▶ Provided data
'''
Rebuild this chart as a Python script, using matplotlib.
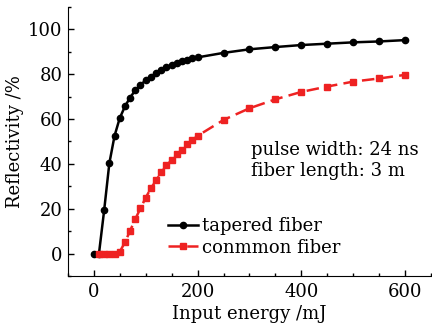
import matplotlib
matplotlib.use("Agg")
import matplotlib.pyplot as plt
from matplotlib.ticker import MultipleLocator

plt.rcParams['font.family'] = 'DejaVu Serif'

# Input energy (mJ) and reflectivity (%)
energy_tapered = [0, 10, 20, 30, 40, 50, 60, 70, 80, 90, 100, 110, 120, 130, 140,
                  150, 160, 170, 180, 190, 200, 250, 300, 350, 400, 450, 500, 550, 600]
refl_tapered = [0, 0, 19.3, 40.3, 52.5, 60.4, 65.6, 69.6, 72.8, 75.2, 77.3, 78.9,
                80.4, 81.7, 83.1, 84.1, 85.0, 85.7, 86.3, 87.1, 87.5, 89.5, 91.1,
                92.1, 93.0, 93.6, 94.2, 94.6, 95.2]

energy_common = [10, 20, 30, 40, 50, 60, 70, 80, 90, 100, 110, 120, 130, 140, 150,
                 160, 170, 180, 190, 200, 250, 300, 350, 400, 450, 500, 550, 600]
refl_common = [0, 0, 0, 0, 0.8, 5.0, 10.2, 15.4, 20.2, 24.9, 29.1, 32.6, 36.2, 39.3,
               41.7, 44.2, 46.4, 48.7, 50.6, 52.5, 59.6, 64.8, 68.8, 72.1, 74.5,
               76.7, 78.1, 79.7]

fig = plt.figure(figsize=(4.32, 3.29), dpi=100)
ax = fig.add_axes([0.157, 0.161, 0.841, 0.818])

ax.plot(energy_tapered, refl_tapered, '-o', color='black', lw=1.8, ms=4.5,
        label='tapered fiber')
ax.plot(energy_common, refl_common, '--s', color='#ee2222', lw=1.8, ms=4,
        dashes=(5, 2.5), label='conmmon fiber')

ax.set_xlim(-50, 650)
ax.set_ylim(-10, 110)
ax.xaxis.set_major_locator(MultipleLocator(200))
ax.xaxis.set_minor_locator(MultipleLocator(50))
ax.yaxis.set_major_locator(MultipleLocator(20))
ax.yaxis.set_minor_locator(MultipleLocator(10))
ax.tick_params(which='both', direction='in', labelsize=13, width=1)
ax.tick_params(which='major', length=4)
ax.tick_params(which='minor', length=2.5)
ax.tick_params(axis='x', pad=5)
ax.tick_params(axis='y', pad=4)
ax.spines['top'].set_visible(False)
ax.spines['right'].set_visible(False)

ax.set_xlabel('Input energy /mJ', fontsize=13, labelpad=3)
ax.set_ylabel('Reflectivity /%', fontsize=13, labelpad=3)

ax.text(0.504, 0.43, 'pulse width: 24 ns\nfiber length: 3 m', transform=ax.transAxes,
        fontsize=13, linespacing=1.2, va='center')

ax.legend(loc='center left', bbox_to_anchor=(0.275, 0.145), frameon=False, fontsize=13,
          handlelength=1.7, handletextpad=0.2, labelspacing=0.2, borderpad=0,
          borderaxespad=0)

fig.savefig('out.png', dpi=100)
'''
▶ Given exercise
Give again, word for word, every line from the top of the data above to the line holding "92.1, 93.0, 93.6, 94.2, 94.6, 95.2]", inclusive, with the pictures left out.

▶ Correct answer
Rebuild this chart as a Python script, using matplotlib.
import matplotlib
matplotlib.use("Agg")
import matplotlib.pyplot as plt
from matplotlib.ticker import MultipleLocator

plt.rcParams['font.family'] = 'DejaVu Serif'

# Input energy (mJ) and reflectivity (%)
energy_tapered = [0, 10, 20, 30, 40, 50, 60, 70, 80, 90, 100, 110, 120, 130, 140,
                  150, 160, 170, 180, 190, 200, 250, 300, 350, 400, 450, 500, 550, 600]
refl_tapered = [0, 0, 19.3, 40.3, 52.5, 60.4, 65.6, 69.6, 72.8, 75.2, 77.3, 78.9,
                80.4, 81.7, 83.1, 84.1, 85.0, 85.7, 86.3, 87.1, 87.5, 89.5, 91.1,
                92.1, 93.0, 93.6, 94.2, 94.6, 95.2]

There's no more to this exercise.